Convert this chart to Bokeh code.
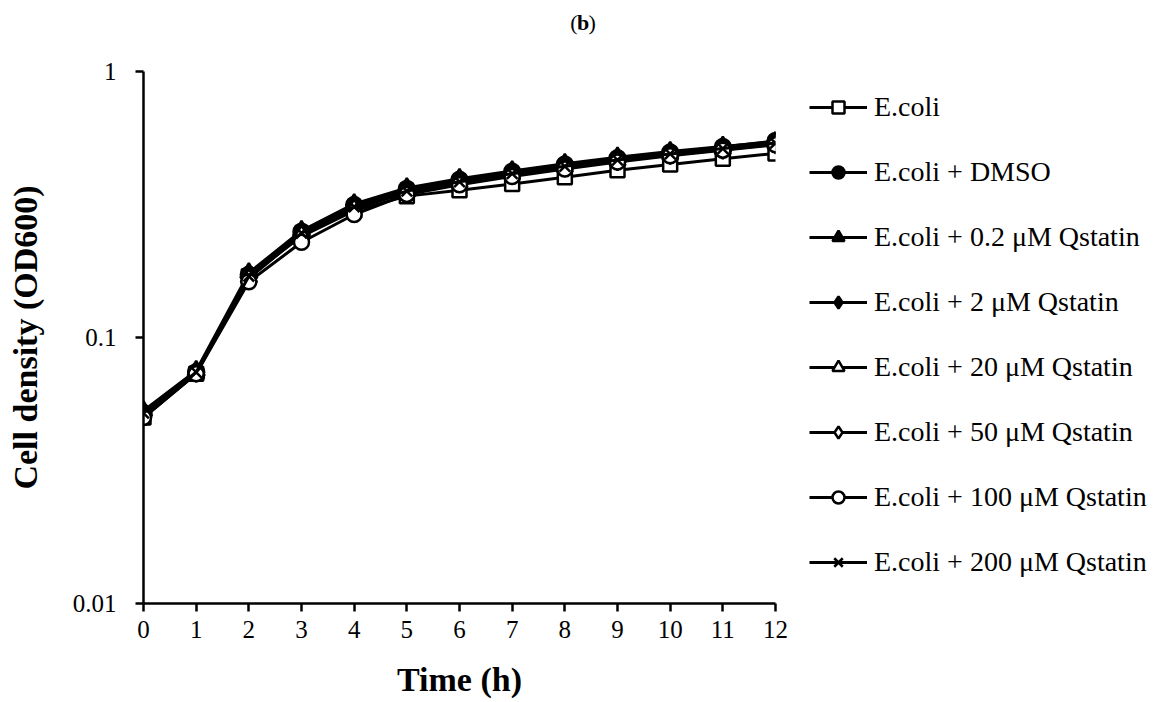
from bokeh.plotting import figure
from bokeh.layouts import column, row
from bokeh.models import Legend, LegendItem, FixedTicker, Label
from bokeh.embed import file_html
from bokeh.resources import INLINE

hours = [0, 1, 2, 3, 4, 5, 6, 7, 8, 9, 10, 11, 12]

ecoli      = [0.050, 0.073, 0.170, 0.240, 0.300, 0.340, 0.358, 0.378, 0.400, 0.425, 0.447, 0.470, 0.492]
ecoli_dmso = [0.052, 0.074, 0.172, 0.250, 0.315, 0.362, 0.392, 0.420, 0.447, 0.472, 0.496, 0.520, 0.548]
q_0_2      = [0.053, 0.075, 0.175, 0.252, 0.318, 0.365, 0.395, 0.423, 0.450, 0.476, 0.500, 0.523, 0.545]
q_2        = [0.051, 0.074, 0.170, 0.248, 0.312, 0.358, 0.388, 0.416, 0.443, 0.468, 0.492, 0.516, 0.540]
q_20       = [0.052, 0.073, 0.168, 0.245, 0.308, 0.352, 0.382, 0.410, 0.437, 0.462, 0.487, 0.510, 0.535]
q_50       = [0.051, 0.074, 0.167, 0.243, 0.305, 0.350, 0.380, 0.408, 0.435, 0.460, 0.485, 0.508, 0.532]
q_100      = [0.050, 0.073, 0.162, 0.228, 0.290, 0.345, 0.375, 0.403, 0.430, 0.457, 0.482, 0.506, 0.530]
q_200      = [0.052, 0.074, 0.170, 0.247, 0.310, 0.355, 0.385, 0.413, 0.440, 0.465, 0.490, 0.513, 0.538]

labels = ["E.coli", "E.coli + DMSO", "E.coli + 0.2 \u03bcM Qstatin", "E.coli + 2 \u03bcM Qstatin",
          "E.coli + 20 \u03bcM Qstatin", "E.coli + 50 \u03bcM Qstatin", "E.coli + 100 \u03bcM Qstatin",
          "E.coli + 200 \u03bcM Qstatin"]
series = [ecoli, ecoli_dmso, q_0_2, q_2, q_20, q_50, q_100, q_200]
markers = ["square", "circle", "triangle", "diamond", "triangle", "diamond", "circle", "x"]
fills = ["white", "black", "black", "black", "white", "white", "white", "black"]
sizes = [14, 16, 17, 19, 16, 18, 15, 15]

y_ticks = [0.01, 0.1, 1]
y_tick_labels = {0.01: "0.01", 0.1: "0.1", 1: "1"}

FONT = "Liberation Serif"

# layout geometry (pixels)
W, H = 1164, 702
STRIP = 56
LEFT, FRAME_W, PAD_T, PAD_R, FRAME_H, BOTTOM = 143, 632, 15, 15, 532, 99
MAIN_W = LEFT + FRAME_W + PAD_R
RIGHT_W = W - MAIN_W


def blank(fig):
    fig.outline_line_color = None
    fig.xgrid.grid_line_color = None
    fig.ygrid.grid_line_color = None
    fig.background_fill_color = "white"
    fig.border_fill_color = "white"


# ---- strip with the panel title "(b)" ----
top = figure(width=W, height=STRIP, x_range=(0, W), y_range=(0, STRIP),
             x_axis_location=None, y_axis_location=None,
             min_border=0, output_backend="svg", toolbar_location=None)
blank(top)
for txt, px, align, style in [("(", 577, "right", "normal"), ("b", 582.5, "center", "bold"),
                              (")", 588, "left", "normal")]:
    top.add_layout(Label(x=px, y=STRIP - 22, text=txt, text_align=align, text_baseline="middle",
                         text_font=FONT, text_font_size="22px", text_font_style=style,
                         text_color="black"))

# ---- main chart ----
p = figure(frame_width=FRAME_W, frame_height=FRAME_H, y_axis_type="log",
           x_range=(0, 12), y_range=(0.01, 1),
           min_border_left=LEFT, min_border_top=PAD_T, min_border_bottom=BOTTOM,
           min_border_right=PAD_R,
           output_backend="svg", toolbar_location=None)
blank(p)

for ys, mk, fc, sz in zip(series, markers, fills, sizes):
    p.line(hours, ys, line_color="black", line_width=3)
    p.scatter(hours, ys, marker=mk, size=sz, fill_color=fc, line_color="black", line_width=2.5)

for ax in (p.xaxis[0], p.yaxis[0]):
    ax.axis_line_width = 2.5
    ax.axis_line_color = "black"
    ax.major_tick_line_width = 2.5
    ax.major_tick_line_color = "black"
    ax.major_tick_in = 0
    ax.major_tick_out = 8
    ax.minor_tick_line_color = None
    ax.major_label_text_font = FONT
    ax.major_label_text_font_size = "25px"
    ax.major_label_text_color = "black"
    ax.axis_label_text_font = FONT
    ax.axis_label_text_font_style = "bold"
    ax.axis_label_text_font_size = "34px"
    ax.axis_label_text_color = "black"

p.xaxis.ticker = FixedTicker(ticks=hours)
p.xaxis.axis_label = "Time (h)"
p.xaxis.major_label_standoff = 9
p.xaxis.axis_label_standoff = 20

p.yaxis.ticker = FixedTicker(ticks=y_ticks)
p.yaxis.major_label_overrides = y_tick_labels
p.yaxis.axis_label = "Cell density (OD600)"
p.yaxis.major_label_standoff = 19
p.yaxis.axis_label_standoff = 26

# ---- legend panel (frame aligned with the chart frame; its renderers sit outside its range) ----
lg = figure(frame_width=RIGHT_W, frame_height=FRAME_H, y_axis_type="log",
            x_range=(100, 112), y_range=(0.01, 1),
            x_axis_location=None, y_axis_location=None,
            min_border_left=0, min_border_top=PAD_T, min_border_right=0, min_border_bottom=BOTTOM,
            output_backend="svg", toolbar_location=None)
blank(lg)
items = []
for lab, ys, mk, fc, sz in zip(labels, series, markers, fills, sizes):
    ln = lg.line(hours, ys, line_color="black", line_width=3)
    sc = lg.scatter(hours, ys, marker=mk, size=sz, fill_color=fc, line_color="black", line_width=2.5)
    items.append(LegendItem(label=lab, renderers=[ln, sc]))

legend = Legend(items=items, location=(19, 25), glyph_width=58, glyph_height=30,
                label_height=30, spacing=33, label_standoff=7, padding=8, margin=0,
                border_line_color=None, background_fill_alpha=0,
                label_text_font=FONT, label_text_font_size="28px", label_text_color="black")
lg.add_layout(legend)

layout = column(top, row(p, lg, spacing=0), spacing=0)

open("out.html", "w").write(file_html(layout, INLINE))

- - - - -

- _SET PROBLEM_: What is the number of lines that contain "chart"? Reply with that number alone.

- _RESPONSE TO THIS EXERCISE_: 3